My proposed solution is simple, even though I know most won't like it.
(So before you yell at me, understand that I accept that I am a contrarian on this, because I'm influenced by having an English mother, a North Carolinian father who often mused, "I love a good tie," and wasn't referring to neckwear, playing soccer as a child and being raised with the notion that a draw is a perfectly acceptable outcome to a game. I don't subscribe to the more recent and generally American concept that WE MUST HAVE A WINNER. I can think of many NFL games -- including the Broncos-Seahawks game of September 2014 and the Broncos-Patriots duel in November 2013 -- where I considered a draw to be the most appropriate result.)
- Ditch regular-season overtime. If a game is tied after 60 minutes, it's a tie. This will reduce wear and tear on players, which continues to be a league priority. More ties also mean fewer tiebreakers in the standings, because there will be a greater variance of records. The NFL got along fine without regular-season overtime for 54 seasons; it can do so again. (An interesting ancillary concept would be to adopt the soccer standings convention of three points for a win and one for a tie, thus incentivizing aggression in late-game situations.)
- In postseason overtime, each team gets the same number of possessions until the tie is broken after one round of possession, with overtime extending for up to 15 minutes.
- If a 15-minute overtime in the postseason passes without a winner, then go to the 25-yard-line tiebreaker. This meshes with soccer, playing to a specific time limit (in its case, 30 minutes of extra time) before going to penalty kicks.

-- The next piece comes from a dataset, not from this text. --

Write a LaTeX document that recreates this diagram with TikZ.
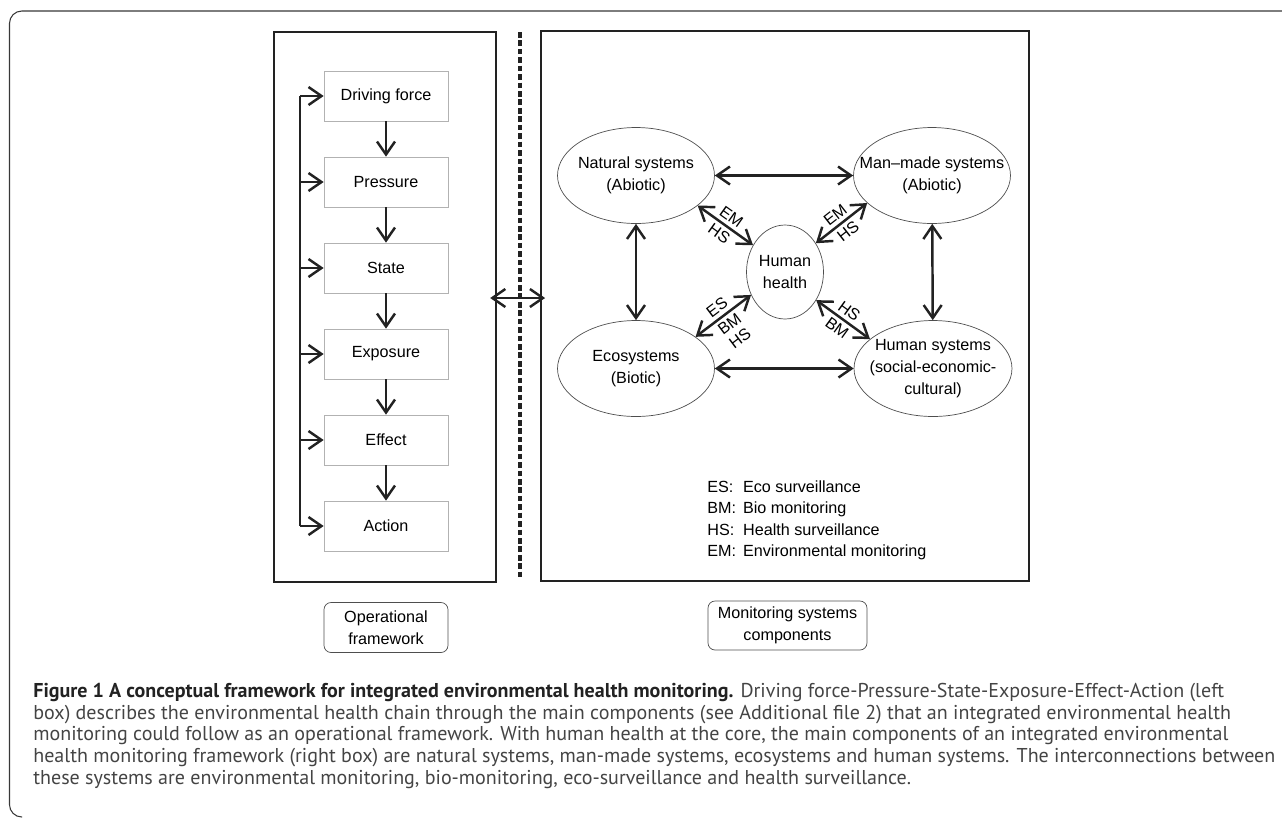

Does signing Derek Wolfe long-term have any significance positive or negative for Malik Jackson?**
-- Fawad Khan
It reduces the available cap room, obviously, but the Broncos are still hopeful that they can keep both, especially knowing how well Jackson and Wolfe work together as a tandem; they play off each other well when they get the chance to use each other to stunt and twist, and they create matchup problems on the inside. Nevertheless, the Broncos have some tough choices looming in the offseason, although re-signing Wolfe at least crossed one item off their to-do list.